Is there anything better than taking a chance on a new-to-you band and being captivated by them mere seconds into the first song on their record?
I continue to rail against the prevailing wisdom that contemporary music offers nothing compelling. There are so many phenomenal talents making great records I can hardly get to them all. I knew Dawes by name but never found time to investigate until multiple discussions of their new record popped up on my Twitter timeline. I made the bold decision to gamble on the unknown, considering it an $8 investment in my own happiness. I could buy and sell all of you if I could get the kind of return on investment in the stock market that Stories Don't End yielded, rewarding me many times over.

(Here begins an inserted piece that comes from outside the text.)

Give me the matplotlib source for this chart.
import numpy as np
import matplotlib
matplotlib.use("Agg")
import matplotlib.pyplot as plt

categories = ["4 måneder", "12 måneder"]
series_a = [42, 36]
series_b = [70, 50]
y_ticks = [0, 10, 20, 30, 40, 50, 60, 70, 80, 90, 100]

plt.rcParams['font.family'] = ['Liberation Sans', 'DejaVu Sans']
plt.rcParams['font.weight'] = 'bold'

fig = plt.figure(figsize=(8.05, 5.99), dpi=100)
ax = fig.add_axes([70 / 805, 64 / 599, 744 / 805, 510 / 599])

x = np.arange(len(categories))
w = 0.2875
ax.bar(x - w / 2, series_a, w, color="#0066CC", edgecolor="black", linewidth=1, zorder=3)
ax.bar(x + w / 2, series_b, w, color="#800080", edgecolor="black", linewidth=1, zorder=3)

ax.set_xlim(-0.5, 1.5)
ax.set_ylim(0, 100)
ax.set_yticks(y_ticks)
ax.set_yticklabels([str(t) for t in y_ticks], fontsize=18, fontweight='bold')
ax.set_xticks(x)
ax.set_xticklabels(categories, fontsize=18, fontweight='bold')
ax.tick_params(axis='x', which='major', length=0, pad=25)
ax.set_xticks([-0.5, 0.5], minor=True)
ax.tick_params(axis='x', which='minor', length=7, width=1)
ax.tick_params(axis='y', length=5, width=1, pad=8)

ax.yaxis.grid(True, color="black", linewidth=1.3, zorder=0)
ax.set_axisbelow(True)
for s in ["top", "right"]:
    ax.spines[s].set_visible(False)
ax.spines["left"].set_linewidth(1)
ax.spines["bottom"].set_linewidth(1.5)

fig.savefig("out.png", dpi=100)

So back to where I started: instant captivation. "Just Beneath The Surface" opens the record with ear candy -- faint harmonies gliding above a muted, shuffling beat -- before Taylor Goldsmith begins his examination of the concept of multiple versions of ourselves existing within. He explores this internal conflict with clever wordplay in the chorus but the bridge illustrates this best:
Between the thoughtless words and the wordless thoughts
Between my plotless fears and my fearless plots
Between the parts of me I keep from you and the things that I'm just not
The center keeps on drifting
The music never stops
Goldsmith is equally engaging on "From A Window Seat," turning the fine art of "people watching" into a story. He doesn't just muse about where his fellow passengers might be going when they land but creates back stories for them, turning them into characters. It passes the time until he falls asleep and becomes a character himself, only to have his dream interrupted by landing at his destination. The harmonies are again present as is a tasteful piece of lead guitar work.
The first two tracks on the record are excellent examples of what Goldsmith can do as a lyricist and he combines introspection and observation on "Most People," the heart of this fantastic record. He sketches a woman, lost in the crowd of humanity, who feels at once connected and isolated. It is poignant, powerful, and hopeful:
She thinks "Most people don't talk about how lucky they are
Most people don't know what it takes for me to get through the day
Most people don't talk enough about the love in their hearts"
But she doesn't know most people feel that same way
The female protagonist can't find a way to express those feelings and so, in another beautiful passage, tells her companion "Just let me hold your hand/so far it's the only way I can let myself be heard." I love the idea we can see each other as blessed and blessings, wishing those around us could see that in themselves. I love that when words fail, it's human touch that says what language can't.
I never would have written this if I waited to uncover every treasure this record holds which, coincidentally, dovetails with the title track.
If our lives were a movie
If our lives were a book
It'd be longer than I'd recommend
'Cause if you're telling a story
At some point you stop
But stories don't end
The story isn't over but this review is, for now. I'll never consume all the wonders waiting to be discovered in the hours I'll spend listening to these songs and that is why I confidently offer this piece of "can't miss" investment advice: go all in on Dawes. Buy shares in Stories Don't End, marvel at your gains, and discover one of the finest albums of 2013.